Direct IO in Python
Doing file I/O of any kind in Python is really easy. You can start with plain open() and friends, working with Python’s file objects. by the way, Python’s open() resembles C‘s fopen() so closely that I can’t stop thinking that open() may be based on fopen().
When its not enough, you can always upgrade to open() and close() from os module. Opening man page on open() (the system call – open(2)) reveals all those O_something options that you can pass to os.open(). But not all of them can be used in Python. For example, if you open a file with O_DIRECT and then try to write to it, you will end up with some strange error message.

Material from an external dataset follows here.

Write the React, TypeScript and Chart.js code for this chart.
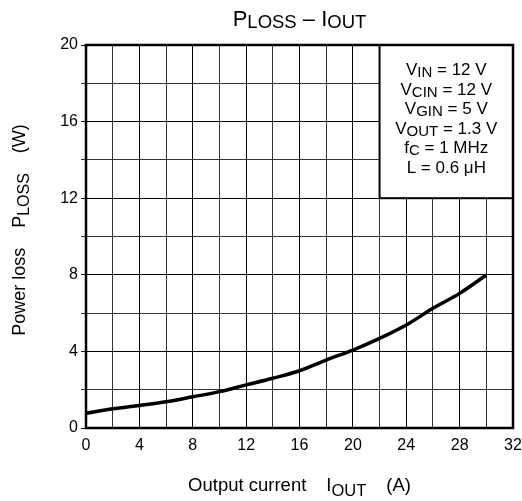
import React, { useEffect, useRef } from "react";
import { Chart, registerables } from "chart.js";

Chart.register(...registerables);

const currentA = [0, 2, 4, 6, 8, 10, 12, 14, 16, 18, 20, 22, 24, 26, 28, 30];
const powerLossW = [0.77, 1.0, 1.18, 1.37, 1.63, 1.9, 2.25, 2.6, 2.99, 3.55, 4.07, 4.68, 5.38, 6.25, 7.03, 7.99];

// conditions: [main, subscript, rest]
const conditions: [string, string, string][] = [
  ["V", "IN", " = 12 V"],
  ["V", "CIN", " = 12 V"],
  ["V", "GIN", " = 5 V"],
  ["V", "OUT", " = 1.3 V"],
  ["f", "C", " = 1 MHz"],
  ["L = 0.6 \u03bcH", "", ""],
];

const FONT = '"Liberation Sans", Arial, sans-serif';

type Part = { t: string; sub?: boolean; gap?: number };

function drawParts(ctx: CanvasRenderingContext2D, parts: Part[], cx: number, y: number, size: number, subSize: number, subDy: number) {
  const widths = parts.map((p) => {
    if (p.gap !== undefined) return p.gap;
    ctx.font = `${p.sub ? subSize : size}px ${FONT}`;
    return ctx.measureText(p.t).width;
  });
  const total = widths.reduce((a, b) => a + b, 0);
  let x = cx - total / 2;
  ctx.textAlign = "left";
  ctx.textBaseline = "alphabetic";
  parts.forEach((p, i) => {
    if (p.gap === undefined) {
      ctx.font = `${p.sub ? subSize : size}px ${FONT}`;
      ctx.fillText(p.t, x, y + (p.sub ? subDy : 0));
    }
    x += widths[i];
  });
}

const overlay = {
  id: "overlay",
  afterDatasetsDraw(chart: any) {
    const ctx: CanvasRenderingContext2D = chart.ctx;
    const { left, right, top, bottom } = chart.chartArea;
    const xs = chart.scales.x;
    const ys = chart.scales.y;
    ctx.save();
    // conditions box
    const bx0 = xs.getPixelForValue(22);
    const bx1 = xs.getPixelForValue(32);
    const by0 = ys.getPixelForValue(20);
    const by1 = ys.getPixelForValue(12);
    ctx.fillStyle = "#fff";
    ctx.fillRect(bx0, by0, bx1 - bx0, by1 - by0);
    ctx.strokeStyle = "#000";
    ctx.lineWidth = 2;
    ctx.strokeRect(bx0, by0, bx1 - bx0, by1 - by0);
    ctx.fillStyle = "#000";
    const cx = (bx0 + bx1) / 2;
    conditions.forEach(([a, s, r], i) => {
      drawParts(ctx, [{ t: a }, { t: s, sub: true }, { t: r }], cx, by0 + 30 + i * 19.5, 17, 15, 2);
    });
    // frame
    ctx.lineWidth = 2.5;
    ctx.strokeRect(left, top, right - left, bottom - top);
    // title
    drawParts(ctx, [{ t: "P" }, { t: "LOSS", sub: true }, { t: " \u2013 I" }, { t: "OUT", sub: true }], (left + right) / 2, 26, 22, 18.5, 2);
    // x title
    drawParts(
      ctx,
      [{ t: "Output current" }, { t: "", gap: 20 }, { t: "I" }, { t: "OUT", sub: true }, { t: "", gap: 20 }, { t: "(A)" }],
      (left + right) / 2,
      491,
      18.5,
      16.5,
      5
    );
    // y title
    ctx.save();
    ctx.translate(25, 230);
    ctx.rotate(-Math.PI / 2);
    drawParts(
      ctx,
      [{ t: "Power loss" }, { t: "", gap: 20 }, { t: "P" }, { t: "LOSS", sub: true }, { t: "", gap: 20 }, { t: "(W)" }],
      0,
      0,
      18,
      16,
      4
    );
    ctx.restore();
    ctx.restore();
  },
};

export default function App() {
  const ref = useRef<HTMLCanvasElement>(null);
  useEffect(() => {
    const gridColor = (c: any) => (c.tick && c.tick.value % 4 === 0 ? "#000" : "#333");
    const chart = new Chart(ref.current!, {
      type: "line",
      data: {
        datasets: [
          {
            data: currentA.map((x, i) => ({ x, y: powerLossW[i] })),
            borderColor: "#000",
            borderWidth: 3.5,
            pointRadius: 0,
            cubicInterpolationMode: "monotone",
            fill: false,
          },
        ],
      },
      options: {
        animation: false,
        responsive: false,
        maintainAspectRatio: false,
        layout: { padding: { left: 0, right: 9, top: 45, bottom: 0 } },
        plugins: { legend: { display: false }, tooltip: { enabled: false }, title: { display: false } },
        scales: {
          x: {
            type: "linear",
            min: 0,
            max: 32,
            afterFit: (s: any) => {
              s.height = 73;
              s.paddingLeft = 0;
              s.paddingRight = 0;
            },
            ticks: {
              stepSize: 2,
              autoSkip: false,
              maxRotation: 0,
              padding: 8,
              color: "#000",
              font: { family: FONT, size: 16 },
              callback: (v: any) => (Number(v) % 4 === 0 ? String(v) : ""),
            },
            grid: { color: gridColor, lineWidth: 1, drawTicks: false },
            border: { display: false },
          },
          y: {
            type: "linear",
            min: 0,
            max: 20,
            afterFit: (s: any) => {
              s.width = 86;
              s.paddingTop = 0;
              s.paddingBottom = 0;
            },
            ticks: {
              stepSize: 2,
              autoSkip: false,
              padding: 3,
              color: "#000",
              font: { family: FONT, size: 16 },
              callback: (v: any) => (Number(v) % 4 === 0 ? String(v) : ""),
            },
            grid: { color: gridColor, lineWidth: 1, drawTicks: true, tickLength: 5 },
            border: { display: false },
          },
        },
      },
      plugins: [overlay],
    });
    return () => chart.destroy();
  }, []);
  return (
    <div style={{ position: "fixed", left: 0, top: 0, width: 522, height: 501, background: "#fff" }}>
      <canvas ref={ref} width={522} height={501} style={{ width: 522, height: 501, display: "block" }} />
    </div>
  );
}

>>> import os >>> f = os.open('file', os.O_CREAT | os.O_TRUNC | os.O_DIRECT | os.O_RDWR) >>> s = ' ' * 1024 >>> os.write(f, s) Traceback (most recent call last): File "", line 1, in OSError: [Errno 22] Invalid argument >>>
Invalid argument?. What invalid argument? Hey there’s nothing wrong with those arguments…
Reading open(2) man page further reveals that working with O_DIRECT requires that all buffers used for I/O should be aligned to 512 byte boundary. But how can you have a memory buffer aligned to 512 bytes in Python?
Apparently, there’s a way. Python comes with a module called mmap. mmap() is a system call that allows one to map portion of file into memory. All writes to memory mapped file, go directly to file despite it looks like you’re working with plain memory buffer. Same with reads.
There’s one interesting thing about mmap. It works with granularity of one memory page – 4kb that is. So every memory mapped buffer is naturally memory aligned to 4kb, thus to 512 byte boundary too. But hey, shouldn’t mmap map files?
Well, apparently mmap can be used for memory allocations. I.e. specifying -1 as file descriptor does just that – allocates RAM, as much as you tell it. So, this is what we do:
>>> import os >>> import mmap >>> >>> f = os.open('file', os.O_CREAT | os.O_DIRECT | os.O_TRUNC | os.O_RDWR) >>> m = mmap.mmap(-1, 1024 * 1024) >>> s = ' ' * 1024 * 1024 >>> >>> m.write(s) >>> os.write(f, m) 1048576 >>> os.close(f) >>>
Note that mmap memory buffer object behaves like a file. I.e. you can write into the buffer and read from it – like I do in line 8. More on it in official documentation.